WHAT YOU HAVE TO DO: Output all the data exactly. Pictures do not belong in the copy.

====================

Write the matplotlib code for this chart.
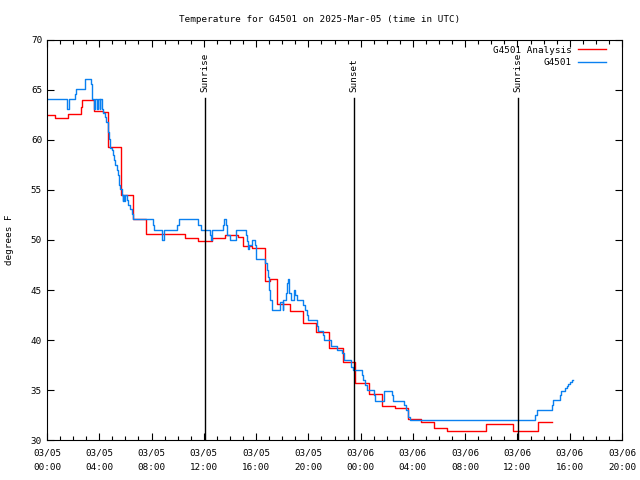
import matplotlib
matplotlib.use("Agg")
import matplotlib.pyplot as plt
import numpy as np

# hours since 2025-03-05 00:00 UTC, temperature in F
analysis_hours = [0.0, 0.61, 1.58, 2.58, 2.65, 3.62, 4.31, 4.65, 5.64, 6.60, 7.57,
                  10.56, 11.58, 12.60, 13.62, 14.64, 15.02, 15.66, 16.65, 17.06,
                  17.57, 18.59, 19.61, 20.58, 21.60, 22.62, 23.57, 24.66, 25.61,
                  26.63, 27.64, 28.62, 29.61, 30.63, 33.59, 35.68, 37.59, 38.62]
analysis_temp = [62.5, 62.2, 62.6, 63.3, 64.0, 62.9, 62.8, 59.3, 54.5, 52.1, 50.6,
                 50.2, 49.9, 50.2, 50.5, 50.3, 49.4, 49.2, 45.9, 46.1,
                 43.6, 42.9, 41.7, 40.8, 39.2, 37.8, 35.7, 34.6, 33.4,
                 33.2, 32.1, 31.8, 31.2, 30.9, 31.6, 30.9, 31.8, 31.8]

obs_hours = [0.0, 1.51, 1.71, 2.14, 2.20, 2.91, 3.37, 3.47, 3.63, 3.71, 3.83, 3.90,
             4.02, 4.09, 4.19, 4.31, 4.44, 4.51, 4.64, 4.74, 4.82, 4.95, 5.03, 5.13,
             5.23, 5.33, 5.43, 5.51, 5.59, 5.72, 5.78, 5.84, 5.89, 5.97, 6.14, 6.22,
             6.35, 6.48, 6.60, 8.09, 8.19, 8.82, 8.95, 9.97, 10.12, 11.58, 11.76,
             12.47, 12.52, 12.62, 13.49, 13.56, 13.67, 13.77, 14.00, 14.46, 15.23,
             15.30, 15.40, 15.48, 15.66, 15.91, 15.99, 16.68, 16.86, 16.93, 17.01,
             17.08, 17.19, 17.83, 18.03, 18.08, 18.26, 18.34, 18.46, 18.52, 18.65,
             18.90, 19.00, 19.10, 19.61, 19.74, 19.87, 19.99, 20.63, 20.76, 21.14,
             21.22, 21.71, 22.17, 22.55, 22.75, 23.26, 23.39, 24.08, 24.15, 24.33,
             24.46, 25.02, 25.10, 25.81, 26.37, 26.50, 27.31, 27.44, 27.64, 27.77,
             37.34, 37.47, 38.62, 38.69, 39.25, 39.33, 39.63, 39.76, 39.89, 40.02,
             40.15, 40.23]
obs_temp = [64.1, 63.1, 64.1, 64.6, 65.1, 66.1, 65.6, 64.1, 63.1, 64.1, 63.1, 64.1,
            63.1, 64.1, 63.1, 62.7, 62.3, 61.8, 60.8, 60.1, 59.2, 59.0, 58.5, 58.0,
            57.5, 57.0, 56.5, 55.5, 55.1, 54.5, 53.9, 54.5, 53.9, 54.5, 54.0, 53.5,
            53.1, 52.6, 52.1, 51.5, 51.0, 50.0, 51.0, 51.5, 52.1, 51.5, 51.0,
            50.5, 50.0, 51.0, 51.5, 52.1, 51.5, 50.5, 50.0, 51.0, 50.5,
            49.9, 49.1, 49.5, 50.0, 49.5, 48.1, 47.7, 47.0, 46.3, 45.0,
            44.0, 43.0, 43.8, 43.0, 44.0, 44.7, 45.7, 46.1, 44.7, 44.0,
            45.0, 44.5, 44.0, 43.5, 43.0, 42.5, 42.0, 41.4, 40.9, 40.5,
            40.0, 39.4, 39.0, 38.7, 38.0, 37.3, 37.0, 36.5, 36.0, 35.5,
            35.0, 34.5, 33.9, 34.9, 34.5, 33.9, 33.5, 33.0, 32.3, 32.0,
            32.5, 33.0, 33.5, 34.0, 34.5, 34.9, 35.2, 35.4, 35.6, 35.8,
            36.0, 36.0]

events = ["Sunrise", "Sunset", "Sunrise"]
event_hours = [12.08, 23.49, 36.04]

tick_hours = [0, 4, 8, 12, 16, 20, 24, 28, 32, 36, 40, 44]
tick_labels = ["03/05\n00:00", "03/05\n04:00", "03/05\n08:00", "03/05\n12:00",
               "03/05\n16:00", "03/05\n20:00", "03/06\n00:00", "03/06\n04:00",
               "03/06\n08:00", "03/06\n12:00", "03/06\n16:00", "03/06\n20:00"]

plt.rcParams['font.family'] = ['DejaVu Sans Mono']
fs = 6.7

fig = plt.figure(figsize=(6.4, 4.8), dpi=100)
ax = fig.add_axes([47/640, 40/480, 575/640, 400/480])

ax.step(analysis_hours, analysis_temp, where='post', color='#ff0000', lw=1.0,
        label='G4501 Analysis')
ax.step(obs_hours, obs_temp, where='post', color='#0a80f0', lw=1.0, label='G4501')

for name, h in zip(events, event_hours):
    ax.plot([h, h], [30, 64.2], color='black', lw=1.0)
    ax.text(h, 64.8, name, rotation=90, ha='center', va='bottom', fontsize=fs)

ax.set_xlim(0, 44)
ax.set_ylim(30, 70)
ax.set_xticks(tick_hours)
ax.set_xticklabels(tick_labels, fontsize=fs, linespacing=1.75)
ax.set_xticks(np.arange(0, 45, 1), minor=True)
ax.set_yticks(np.arange(30, 71, 5))
ax.tick_params(axis='y', labelsize=fs)
ax.tick_params(which='major', direction='in', length=5, width=0.8,
               top=True, right=True)
ax.tick_params(which='minor', direction='in', length=3, width=0.8,
               top=True, right=True)
ax.tick_params(axis='x', pad=6)
for s in ax.spines.values():
    s.set_linewidth(0.8)

ax.set_ylabel('degrees F', fontsize=fs, labelpad=12)
fig.text(0.5, 1 - 20/480, 'Temperature for G4501 on 2025-Mar-05 (time in UTC)',
         ha='center', va='center', fontsize=fs)

ax.legend(loc='upper right', frameon=False, markerfirst=False, fontsize=fs,
          handlelength=3.0, handletextpad=0.7, labelspacing=0.35,
          borderaxespad=0.2, bbox_to_anchor=(0.982, 1.0))

fig.savefig('out.png', dpi=100)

====================

EXERCISE OUTPUT:
Write the matplotlib code for this chart.
import matplotlib
matplotlib.use("Agg")
import matplotlib.pyplot as plt
import numpy as np

# hours since 2025-03-05 00:00 UTC, temperature in F
analysis_hours = [0.0, 0.61, 1.58, 2.58, 2.65, 3.62, 4.31, 4.65, 5.64, 6.60, 7.57,
                  10.56, 11.58, 12.60, 13.62, 14.64, 15.02, 15.66, 16.65, 17.06,
                  17.57, 18.59, 19.61, 20.58, 21.60, 22.62, 23.57, 24.66, 25.61,
                  26.63, 27.64, 28.62, 29.61, 30.63, 33.59, 35.68, 37.59, 38.62]
analysis_temp = [62.5, 62.2, 62.6, 63.3, 64.0, 62.9, 62.8, 59.3, 54.5, 52.1, 50.6,
                 50.2, 49.9, 50.2, 50.5, 50.3, 49.4, 49.2, 45.9, 46.1,
                 43.6, 42.9, 41.7, 40.8, 39.2, 37.8, 35.7, 34.6, 33.4,
                 33.2, 32.1, 31.8, 31.2, 30.9, 31.6, 30.9, 31.8, 31.8]

obs_hours = [0.0, 1.51, 1.71, 2.14, 2.20, 2.91, 3.37, 3.47, 3.63, 3.71, 3.83, 3.90,
             4.02, 4.09, 4.19, 4.31, 4.44, 4.51, 4.64, 4.74, 4.82, 4.95, 5.03, 5.13,
             5.23, 5.33, 5.43, 5.51, 5.59, 5.72, 5.78, 5.84, 5.89, 5.97, 6.14, 6.22,
             6.35, 6.48, 6.60, 8.09, 8.19, 8.82, 8.95, 9.97, 10.12, 11.58, 11.76,
             12.47, 12.52, 12.62, 13.49, 13.56, 13.67, 13.77, 14.00, 14.46, 15.23,
             15.30, 15.40, 15.48, 15.66, 15.91, 15.99, 16.68, 16.86, 16.93, 17.01,
             17.08, 17.19, 17.83, 18.03, 18.08, 18.26, 18.34, 18.46, 18.52, 18.65,
             18.90, 19.00, 19.10, 19.61, 19.74, 19.87, 19.99, 20.63, 20.76, 21.14,
             21.22, 21.71, 22.17, 22.55, 22.75, 23.26, 23.39, 24.08, 24.15, 24.33,
             24.46, 25.02, 25.10, 25.81, 26.37, 26.50, 27.31, 27.44, 27.64, 27.77,
             37.34, 37.47, 38.62, 38.69, 39.25, 39.33, 39.63, 39.76, 39.89, 40.02,
             40.15, 40.23]
obs_temp = [64.1, 63.1, 64.1, 64.6, 65.1, 66.1, 65.6, 64.1, 63.1, 64.1, 63.1, 64.1,
            63.1, 64.1, 63.1, 62.7, 62.3, 61.8, 60.8, 60.1, 59.2, 59.0, 58.5, 58.0,
            57.5, 57.0, 56.5, 55.5, 55.1, 54.5, 53.9, 54.5, 53.9, 54.5, 54.0, 53.5,
            53.1, 52.6, 52.1, 51.5, 51.0, 50.0, 51.0, 51.5, 52.1, 51.5, 51.0,
            50.5, 50.0, 51.0, 51.5, 52.1, 51.5, 50.5, 50.0, 51.0, 50.5,
            49.9, 49.1, 49.5, 50.0, 49.5, 48.1, 47.7, 47.0, 46.3, 45.0,
            44.0, 43.0, 43.8, 43.0, 44.0, 44.7, 45.7, 46.1, 44.7, 44.0,
            45.0, 44.5, 44.0, 43.5, 43.0, 42.5, 42.0, 41.4, 40.9, 40.5,
            40.0, 39.4, 39.0, 38.7, 38.0, 37.3, 37.0, 36.5, 36.0, 35.5,
            35.0, 34.5, 33.9, 34.9, 34.5, 33.9, 33.5, 33.0, 32.3, 32.0,
            32.5, 33.0, 33.5, 34.0, 34.5, 34.9, 35.2, 35.4, 35.6, 35.8,
            36.0, 36.0]

events = ["Sunrise", "Sunset", "Sunrise"]
event_hours = [12.08, 23.49, 36.04]

tick_hours = [0, 4, 8, 12, 16, 20, 24, 28, 32, 36, 40, 44]
tick_labels = ["03/05\n00:00", "03/05\n04:00", "03/05\n08:00", "03/05\n12:00",
               "03/05\n16:00", "03/05\n20:00", "03/06\n00:00", "03/06\n04:00",
               "03/06\n08:00", "03/06\n12:00", "03/06\n16:00", "03/06\n20:00"]

plt.rcParams['font.family'] = ['DejaVu Sans Mono']
fs = 6.7

fig = plt.figure(figsize=(6.4, 4.8), dpi=100)
ax = fig.add_axes([47/640, 40/480, 575/640, 400/480])

ax.step(analysis_hours, analysis_temp, where='post', color='#ff0000', lw=1.0,
        label='G4501 Analysis')
ax.step(obs_hours, obs_temp, where='post', color='#0a80f0', lw=1.0, label='G4501')

for name, h in zip(events, event_hours):
    ax.plot([h, h], [30, 64.2], color='black', lw=1.0)
    ax.text(h, 64.8, name, rotation=90, ha='center', va='bottom', fontsize=fs)

ax.set_xlim(0, 44)
ax.set_ylim(30, 70)
ax.set_xticks(tick_hours)
ax.set_xticklabels(tick_labels, fontsize=fs, linespacing=1.75)
ax.set_xticks(np.arange(0, 45, 1), minor=True)
ax.set_yticks(np.arange(30, 71, 5))
ax.tick_params(axis='y', labelsize=fs)
ax.tick_params(which='major', direction='in', length=5, width=0.8,
               top=True, right=True)
ax.tick_params(which='minor', direction='in', length=3, width=0.8,
               top=True, right=True)
ax.tick_params(axis='x', pad=6)
for s in ax.spines.values():
    s.set_linewidth(0.8)

ax.set_ylabel('degrees F', fontsize=fs, labelpad=12)
fig.text(0.5, 1 - 20/480, 'Temperature for G4501 on 2025-Mar-05 (time in UTC)',
         ha='center', va='center', fontsize=fs)

ax.legend(loc='upper right', frameon=False, markerfirst=False, fontsize=fs,
          handlelength=3.0, handletextpad=0.7, labelspacing=0.35,
          borderaxespad=0.2, bbox_to_anchor=(0.982, 1.0))

fig.savefig('out.png', dpi=100)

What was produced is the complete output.